とすると、例えばですが、「名人とされたピアニストの打鍵時の身体の動きを自分でも体験できる技術」があったら面白いと思うのですが、いかがでしょう。もちろん、そういった名人ピアニストの打鍵時の各種身体データをインプットする前処理が必要ではありますが。「あなたもこれを使えば名ピアニスト●●●の鋼鉄のタッチを体感できます!」という技術が今後登場するかもしれませんね。

おそらく、こうしている間にもいろいろな研究成果がどこかで蓄積されていることでしょう。残念ながら、私自身、詳細な研究動向についてはキャッチアップできていないところもあるのですが、もしこの分野に詳しい方がいらっしゃいましたら、ぜひご教示いただきたければ幸いです。

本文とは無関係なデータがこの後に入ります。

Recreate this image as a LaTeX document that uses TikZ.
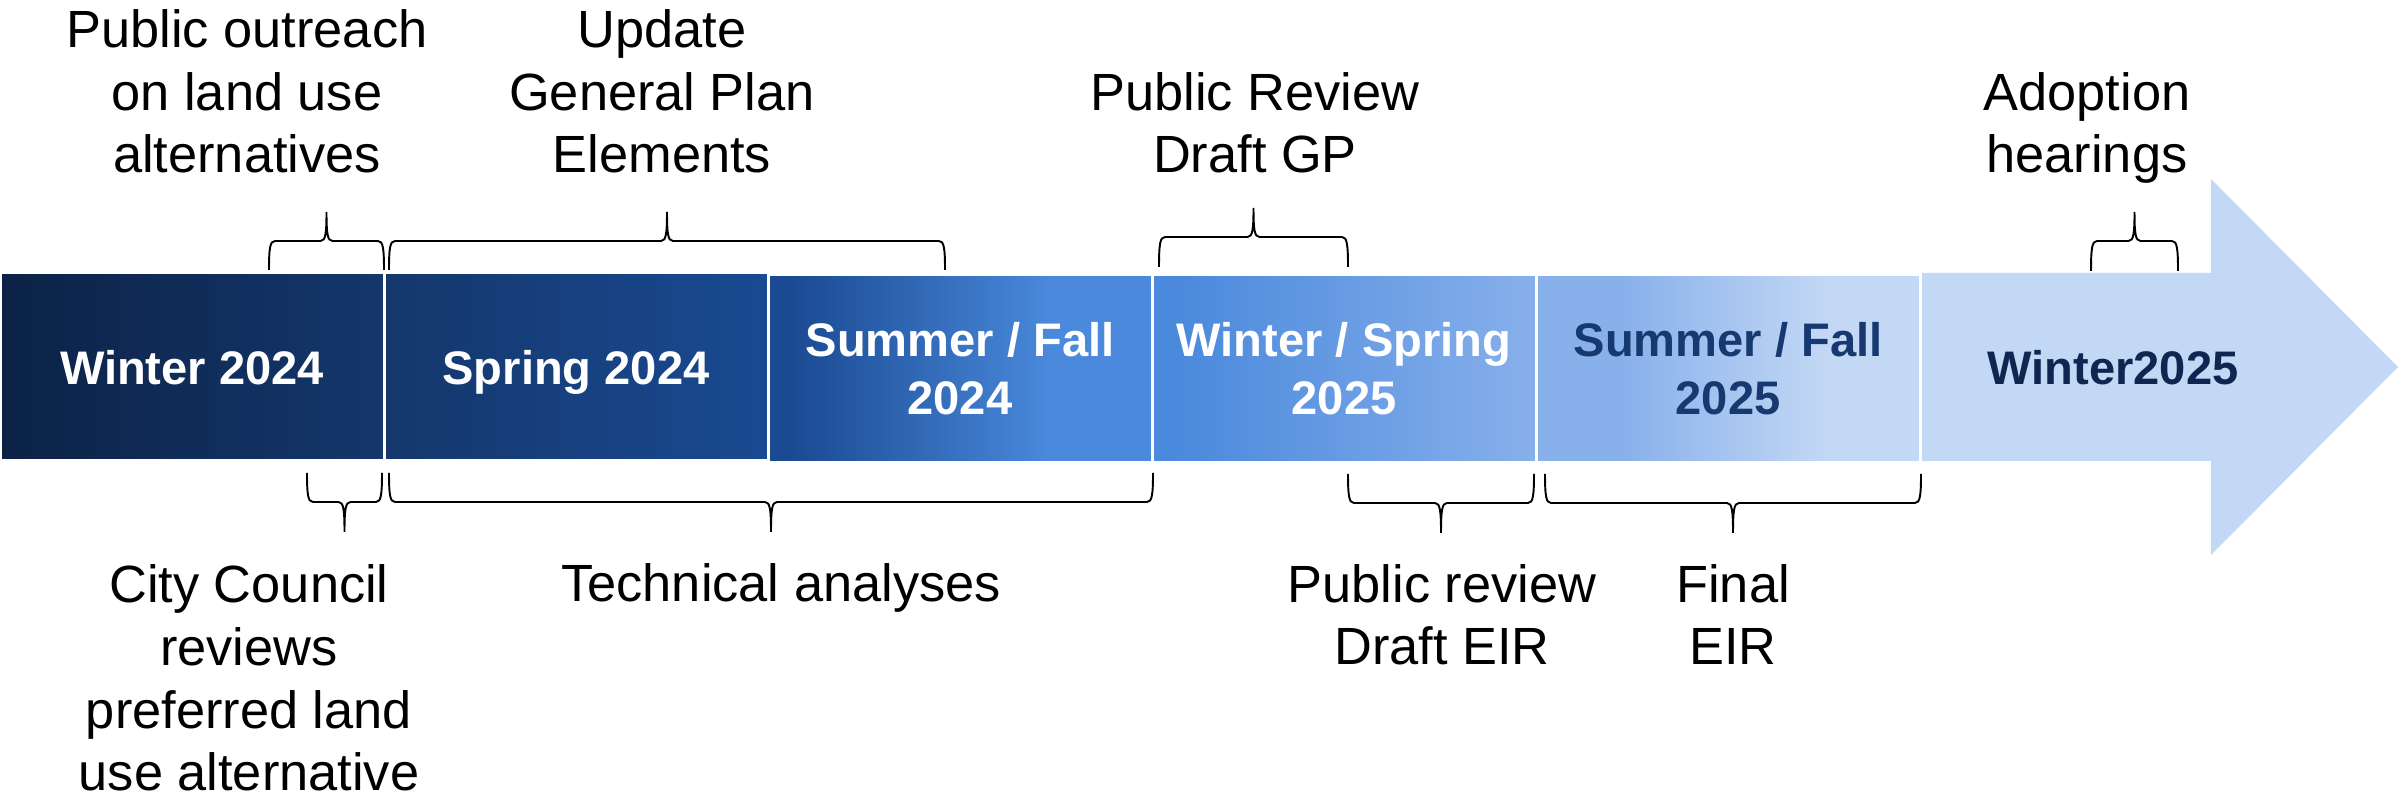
\documentclass[tikz,border=0pt]{standalone}
\usepackage{fontspec}
\setmainfont{Liberation Sans}
\definecolor{c0}{HTML}{0C2246}
\definecolor{c1}{HTML}{14376C}
\definecolor{c2}{HTML}{1A4A92}
\definecolor{c3}{HTML}{4A89DC}
\definecolor{c4}{HTML}{88B0EB}
\definecolor{c5}{HTML}{C3D8F5}
\definecolor{txtA}{HTML}{163A70}
\definecolor{txtB}{HTML}{0F2750}
\pgfdeclarehorizontalshading{shA}{100bp}{color(0bp)=(c0); color(25bp)=(c0); color(75bp)=(c1); color(100bp)=(c1)}
\pgfdeclarehorizontalshading{shB}{100bp}{color(0bp)=(c1); color(25bp)=(c1); color(75bp)=(c2); color(100bp)=(c2)}
\pgfdeclarehorizontalshading{shC}{100bp}{color(0bp)=(c2); color(25bp)=(c2); color(28bp)=(c2); color(62bp)=(c3); color(75bp)=(c3); color(100bp)=(c3)}
\pgfdeclarehorizontalshading{shD}{100bp}{color(0bp)=(c3); color(25bp)=(c3); color(28bp)=(c3); color(75bp)=(c4); color(100bp)=(c4)}
\pgfdeclarehorizontalshading{shE}{100bp}{color(0bp)=(c4); color(25bp)=(c4); color(36bp)=(c4); color(63bp)=(c5); color(75bp)=(c5); color(100bp)=(c5)}
\tikzset{
  seg/.style={rectangle, draw=white, line width=0.3mm, minimum width=38.4mm, minimum height=18.8mm,
    inner sep=0pt, text=white, align=center, font=\fontsize{13.4}{16.4}\selectfont\bfseries},
  lbl/.style={font=\fontsize{14.9}{17.9}\selectfont, align=center, anchor=base, inner sep=0pt},
  brc/.style={draw=black, line width=0.55pt}
}
% brace: x1, x2, yEnd, yMid, yTip
\newcommand\mybrace[5]{%
  \draw[brc] (#1,#3) .. controls (#1,{#4+0.25*(#3-#4)}) and ({#1+1},#4) .. ({#1+6},#4)
    -- ({(#1+#2)/2-6},#4) .. controls ({(#1+#2)/2-1},#4) and ({(#1+#2)/2},{#4-0.25*(#4-#5)}) .. ({(#1+#2)/2},#5)
    .. controls ({(#1+#2)/2},{#4-0.25*(#4-#5)}) and ({(#1+#2)/2+1},#4) .. ({(#1+#2)/2+6},#4)
    -- ({#2-6},#4) .. controls ({#2-1},#4) and (#2,{#4+0.25*(#3-#4)}) .. (#2,#3);}
\begin{document}
\begin{tikzpicture}[x=0.1mm, y=-0.1mm]
\useasboundingbox (0,0) rectangle (2402,803);
% arrow (last segment)
\fill[c5] (1920,273) -- (2211,273) -- (2211,179) -- (2398,367) -- (2211,555) -- (2211,461) -- (1920,461) -- cycle;
\node[font=\fontsize{13.4}{16.4}\selectfont\bfseries, text=txtB, text depth=0pt] (s6) at (2113,367) {Winter2025};
% segments
\node[seg, shade, shading=shA, text depth=0pt] (s1) at (192,367) {Winter 2024};
\node[seg, shade, shading=shB, text depth=0pt] (s2) at (576,367) {Spring 2024};
\node[seg, shade, shading=shC] (s3) at (960,369) {Summer / Fall\\2024};
\node[seg, shade, shading=shD] (s4) at (1344,369) {Winter / Spring\\2025};
\node[seg, shade, shading=shE, text=txtA] (s5) at (1728,369) {Summer / Fall\\2025};
% top labels (anchor = baseline of last line)
\node[lbl] (t1) at (247,173) {Public outreach\\on land use\\alternatives};
\node[lbl] (t2) at (662,173) {Update\\General Plan\\Elements};
\node[lbl] (t3) at (1255,173) {Public Review\\Draft GP};
\node[lbl] (t4) at (2087,173) {Adoption\\hearings};
% bottom labels
\node[lbl] (b1) at (249,791) {City Council\\reviews\\preferred land\\use alternative};
\node[lbl] (b2) at (781,602) {Technical analyses};
\node[lbl] (b3) at (1442,665) {Public review\\Draft EIR};
\node[lbl] (b4) at (1733,665) {Final\\EIR};
% braces
\mybrace{269}{384}{270}{241}{212}
\mybrace{389}{945}{270}{241}{212}
\mybrace{1159}{1348}{267}{237}{208}
\mybrace{2091}{2178}{271}{241}{212}
\mybrace{307}{382}{473}{502}{532}
\mybrace{389}{1153}{473}{502}{532}
\mybrace{1348}{1534}{474}{503}{533}
\mybrace{1545}{1921}{474}{503}{533}
\end{tikzpicture}
\end{document}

こう考えてくると、「VR/ARでピアノ演奏なんてあり得ないわ」と切って捨てる話でもなさそうですね。そもそも、VR/ARの技術を考えるうえで重要なポイントが、「これは自分である」という「自己所有感」と、「これは自分が動かしている」という「自己主体感」だとされていることは非常に興味深い話です。そして、まさしくこうした技術は、先般言及したAIの話もそうですが、「人間とは何か、人間らしいとはどういうことか」という根源的な問いと不可分であるわけで、だからこそ、これらの技術の今後の動向から目が離せないなと思うのであります。